Angling in Yellowstone National Park is a major reason many visitors come to the park each year and since it was created in 1872, the park has drawn anglers from around the world to fish its waters.  In 2006, over 50,000 park fishing permits were issued to visitors. The park contains hundreds of miles of accessible, high-quality trout rivers containing wild trout populations—over 200 creeks, streams and rivers are fishable.  There are 45 fishable lakes and several large lakes are easily accessible to visitors.  Additionally, the park's remote sections provide anglers ample opportunity to visit rivers, streams, creeks and lakes that receive little angling pressure.  With the exception of one specially designated drainage, all the park's waters are restricted to artificial lures and fly fishing.  The Madison, Firehole and a section of the Gibbon rivers are restricted to fly fishing only.

Anglers visiting the park to fish will encounter westslope cutthroat, Yellowstone cutthroat, rainbow, brown, brook and lake trout, mountain whitefish and Arctic grayling.  The park's fishing season runs from the Saturday in May associated with Memorial Day to the first Sunday in November each year.  The National Park Service regulates angling in the park and classifies different fish available to the angler as either native or non-native species.  Any native species—cutthroat trout, grayling and whitefish—caught must be immediately released unharmed.  Non-natives—rainbow, brown, brook and lake trout have different bag limits depending on the waters fished.  Some non-natives are also subject to catch and release regulations and all lake trout caught in Yellowstone Lake or river must be killed.  All hooks used in the park must be barbless or have their barbs pinched down.  Many specific waters or sections of waters are closed either permanently for either safety reasons, wildlife management or to protect thermal features.  The National Park Service may also enact emergency closures and restrictions because of low water, high temperatures or fires.

Anglers should always be familiar with the most current regulations, restrictions and closures.  A Yellowstone National Park fishing permit is required to fish in the park.  State licenses are not required.

Angling supplies are available in the park's concession stores and in the towns associated with major entrances to the park—West Yellowstone, Montana; Gardiner, Montana; Jackson, Wyoming; Cody, Wyoming and Cooke City, Montana

History

The original expeditions that explored the regions that ultimately became Yellowstone National Park in 1872 caught fish in many of its waters to supply themselves with fresh provisions.  It wasn't long after the creation of the park, that park officials understood the importance of angling to visitors and the importance of creating a ready resource to supply hotels and camps within the park with fresh fish.  This resulted in the first government stocking of native and non-native species in 1889 and continued with a variety of successful and unsuccessful stocking efforts until 1955 when all stocking programs in the park were discontinued.  Today's park trout are completely wild populations.  Many of the park's waters held no fish prior to government stocking operations which introduced mainly non-native species to the rivers and lakes and redistributed native species.  In fact, with the exception of the upper Yellowstone River drainage, all the lakes and streams above major waterfalls were devoid of game fish prior to government stocking operations.

Probably the most dramatic example of this is the Firehole River above Firehole Falls.

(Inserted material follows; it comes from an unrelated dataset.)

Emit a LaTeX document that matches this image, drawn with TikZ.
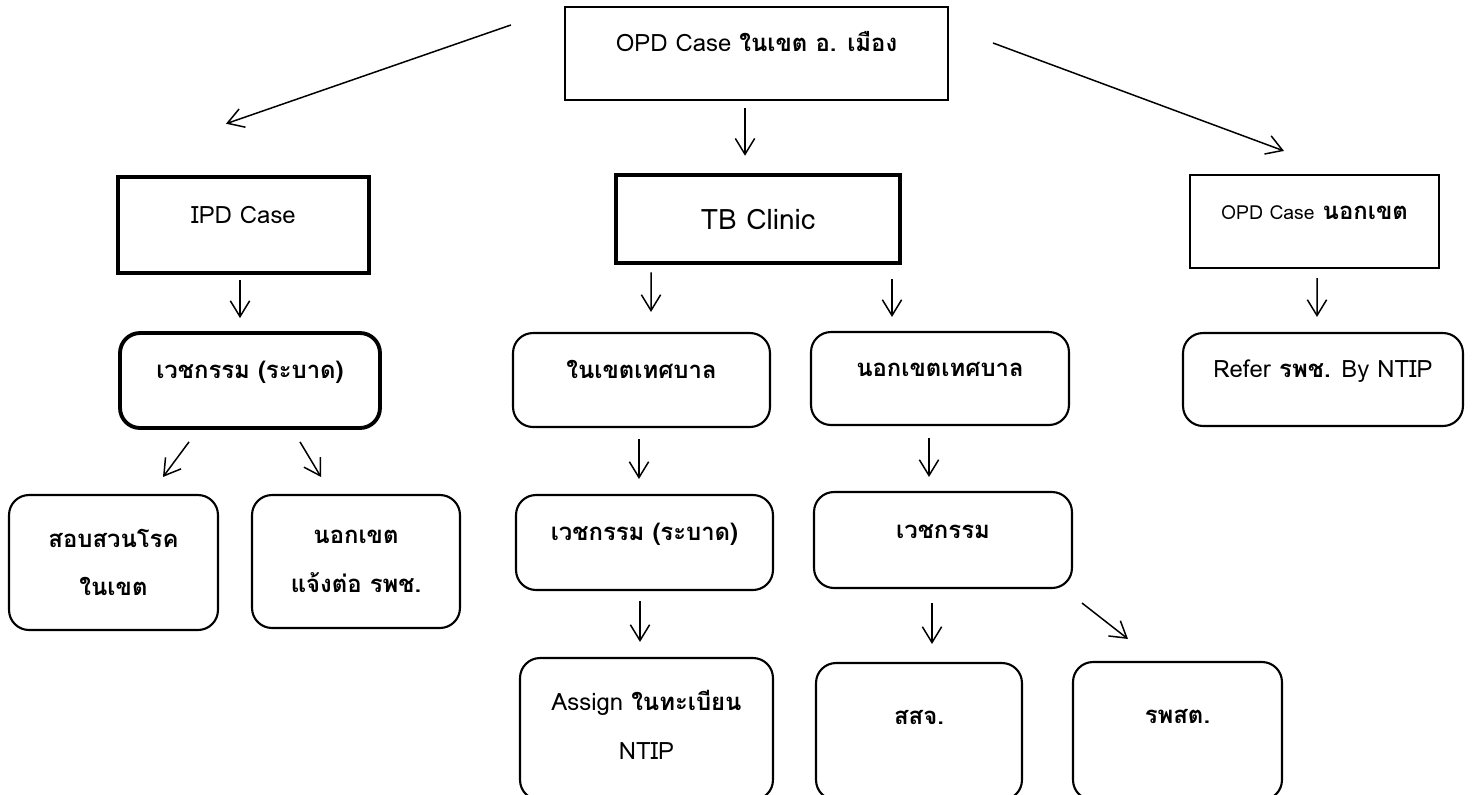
\documentclass[tikz,border=0pt]{standalone}
\usepackage{fontspec}
\setmainfont[Script=Thai]{Loma}
\usetikzlibrary{arrows.meta}

\tikzset{
  sqbox/.style={draw, line width=1.2pt, inner sep=0pt},
  thickbox/.style={sqbox, line width=2.6pt},
  rbox/.style={draw, line width=1.2pt, rounded corners=0.4cm, inner sep=0pt, align=center},
  lifted/.style={text height=8pt, text depth=10pt},
  highlift/.style={text height=8pt, text depth=16pt},
  arr/.style={-{Straight Barb[length=9pt,width=11pt]}, line width=0.85pt}
}

\begin{document}
\begin{tikzpicture}[x=0.02cm, y=-0.02cm, font=\fontsize{13.6}{27.8}\selectfont]
\useasboundingbox (0,0) rectangle (1472,795);
\clip (0,0) rectangle (1472,795);
\node[sqbox, lifted, minimum width=7.66cm, minimum height=1.86cm] (opd) at (756.5,53.5) {OPD Case \textbf{ในเขต อ. เมือง}};
\node[thickbox, lifted, minimum width=5.02cm, minimum height=1.92cm] (ipd) at (243.5,225) {IPD Case};
\node[thickbox, minimum width=5.68cm, minimum height=1.76cm, font=\fontsize{16}{18}\selectfont] (tb) at (758,219) {TB Clinic};
\node[sqbox, lifted, minimum width=4.98cm, minimum height=1.86cm] (opdout) at (1314.5,221.5) {{\fontsize{11}{12}\selectfont OPD Case} \textbf{นอกเขต}};
\node[rbox, lifted, line width=2.2pt, minimum width=5.2cm, minimum height=1.9cm] (vetl) at (250,380.5) {\textbf{เวชกรรม (ระบาด)}};
\node[rbox, lifted, minimum width=5.14cm, minimum height=1.88cm] (inmun) at (641.5,380) {\textbf{ในเขตเทศบาล}};
\node[rbox, lifted, minimum width=5.16cm, minimum height=1.86cm] (outmun) at (940,378.5) {\textbf{นอกเขตเทศบาล}};
\node[rbox, lifted, minimum width=5.6cm, minimum height=1.86cm] (refer) at (1323,379.5) {Refer \textbf{รพช.} By NTIP};
\node[rbox, minimum width=4.18cm, minimum height=2.7cm] (invest) at (113.5,562.5) {\textbf{สอบสวนโรค}\\\textbf{ในเขต}};
\node[rbox, minimum width=4.16cm, minimum height=2.66cm] (outzone) at (356,561.5) {\textbf{นอกเขต}\\\textbf{แจ้งต่อ รพช.}};
\node[rbox, lifted, minimum width=5.14cm, minimum height=1.9cm] (vetm) at (644.5,542.5) {\textbf{เวชกรรม (ระบาด)}};
\node[rbox, lifted, minimum width=5.16cm, minimum height=1.92cm] (vetr) at (943,540) {\textbf{เวชกรรม}};
\node[rbox, text depth=5pt, minimum width=5.06cm, minimum height=2.84cm] (assign) at (646.5,729) {Assign \textbf{ในทะเบียน}\\NTIP};
\node[rbox, highlift, minimum width=4.12cm, minimum height=2.74cm] (ssj) at (919,731.5) {\textbf{สสจ.}};
\node[rbox, highlift, minimum width=4.18cm, minimum height=2.76cm] (rpst) at (1177.5,731) {\textbf{รพสต.}};
\draw[arr] ([shift={(-53,19)}]opd.north west) -- ([shift={(-17.5,-51)}]ipd.north);
\draw[arr] ([shift={(44,-10.5)}]opd.east) -- ([shift={(-30.5,-23)}]opdout.north);
\draw[arr] ([shift={(-11.5,7)}]opd.south) -- ([shift={(-13,-17)}]tb.north);
\draw[arr] ([shift={(-3.5,5)}]ipd.south) -- ([shift={(-10,-13)}]vetl.north);
\draw[arr] ([shift={(-107,7)}]tb.south) -- ([shift={(9.5,-20)}]inmun.north);
\draw[arr] ([shift={(134,14)}]tb.south) -- ([shift={(-48,-14)}]outmun.north);
\draw[arr] ([shift={(2.5,9)}]opdout.south) -- ([shift={(-6,-15)}]refer.north);
\draw[arr] ([shift={(-61,12)}]vetl.south) -- ([shift={(49.5,-17)}]invest.north);
\draw[arr] ([shift={(50,12)}]vetl.south) -- ([shift={(-35,-17)}]outzone.north);
\draw[arr] ([shift={(-2.5,11)}]inmun.south) -- ([shift={(-5.5,-15)}]vetm.north);
\draw[arr] ([shift={(-11,12)}]outmun.south) -- ([shift={(-14,-14)}]vetr.north);
\draw[arr] ([shift={(-4.5,10)}]vetm.south) -- ([shift={(-6.5,-15)}]assign.north);
\draw[arr] ([shift={(-11,14)}]vetr.south) -- ([shift={(13,-18)}]ssj.north);
\draw[arr] ([shift={(9,14)}]vetr.south east) -- ([shift={(-49.5,-22)}]rpst.north);
\end{tikzpicture}
\end{document}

When the Washburn-Langford-Doane Expedition camped on the shores of the upper Firehole in the fall of 1870, the river was barren of trout. The same was true of the Gibbon River and Gibbon Falls. Today, the upper Firehole is one of the premier angling destinations in North America.
One of the earliest accounts of trout fishing in the park is from Mary Trowbridge Townsend's 1897 article in Outing Magazine A Woman's Trout Fishing in Yellowstone Park in which she talks about catching the Von Behr trout in the Fire Hole [sic] river.

In the early days of government stocking operations, all types of attempts were made to introduce desirable species for the angler.  In the case of Yellowstone, both landlocked Atlantic salmon and largemouth bass were introduced but never established themselves in the park. Yellow perch were inadvertently introduced, established themselves in a few lakes, and were later poisoned out.  By the early 20th century, a number of hatcheries were established in the park by the U.S. Bureau of Fisheries.  These hatcheries not only produced stocks for the park, but also took advantage of the great spawning stock of cutthroat trout to supply eggs to hatcheries around the U.S.  Between 1901 and 1953, 818 million trout eggs were exported from the park to hatcheries throughout the U.S.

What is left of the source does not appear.